Hong Kong’s controversial bullet train got off to a smooth start on Sunday, as hundreds of passengers whistled north across the border at speeds of up to 200 kph (125 mph), deepening integration of the former British colony with mainland China

While the $11 billion rail project has raised fears for some over Beijing’s encroachment on the Chinese-ruled city‘s cherished freedoms, passengers at the sleek harbourfront station were full of praise for a service that reaches mainland China in less than 20 minutes.

 

Guangzhou-Shenzhen-Hong Kong Express Rail Link's West Kowloon Terminus Opening Ceremony
An attendant stands next to an entrance of a Guangzhou-Shenzhen-Hong Kong Express Rail Link (XRL) Vibrant Express train bound for Guangzhou Nan Station on a platform in the Mainland Port Area at West Kowloon Station, which houses the terminal for the XRL, developed by MTR Corp., in Hong Kong, China, September 22, 2018. Giulia Marchi/Pool via REUTERS

 

“Out of 10 points, I give it nine,” said 10-year-old Ng Kwan-lap, who was travelling with his parents on the first train leaving for Shenzhen at 7 a.m.

“The train is great. It’s very smooth when it hits speeds of 200 kilometres per hour.”

 

Chinese flags are seen outside a train during the first day of service of the Hong Kong Section of the Guangzhou-Shenzhen-Hong Kong Express Rail Link, in Shenzhen
Chinese flags are seen outside a train during the first day of service of the Hong Kong Section of the Guangzhou-Shenzhen-Hong Kong Express Rail Link, in Shenzhen, China September 23, 2018. REUTERS/Tyrone Siu

 

Mainland Chinese immigration officers are stationed in one part of the modernist station that is subject to Chinese law, an unprecedented move that some critics say further erodes the city’s autonomy.

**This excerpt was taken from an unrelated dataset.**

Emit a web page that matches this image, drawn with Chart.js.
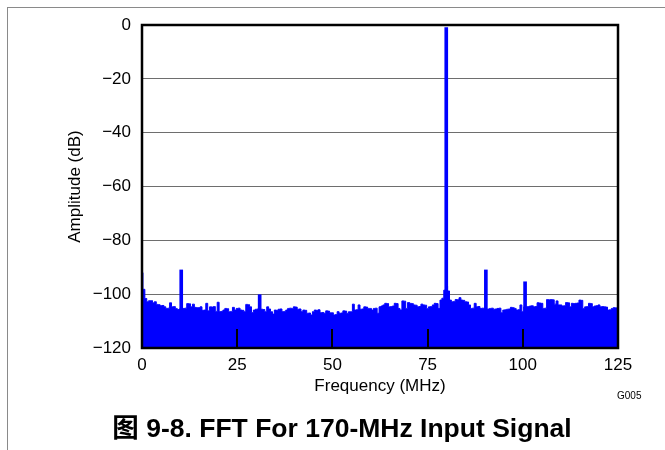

The project is part of a broader effort by Beijing to fuse the city into a vast hinterland of the Pearl River Delta including nine Chinese cities dubbed the Greater Bay Area.

 

A Chinese policeman patrols a train during the first day of service of the Hong Kong Section of the Guangzhou-Shenzhen-Hong Kong Express Rail Link, in Hong Kong
A Chinese policeman patrols a train during the first day of service of the Hong Kong Section of the Guangzhou-Shenzhen-Hong Kong Express Rail Link, in Hong Kong, China September 23, 2018. REUTERS/Tyrone Siu

 

Beijing wants the Greater Bay Area, home to some 68 million people with a combined GDP of $1.5 trillion, to foster economic integration and better meld people, goods and sectors across the region.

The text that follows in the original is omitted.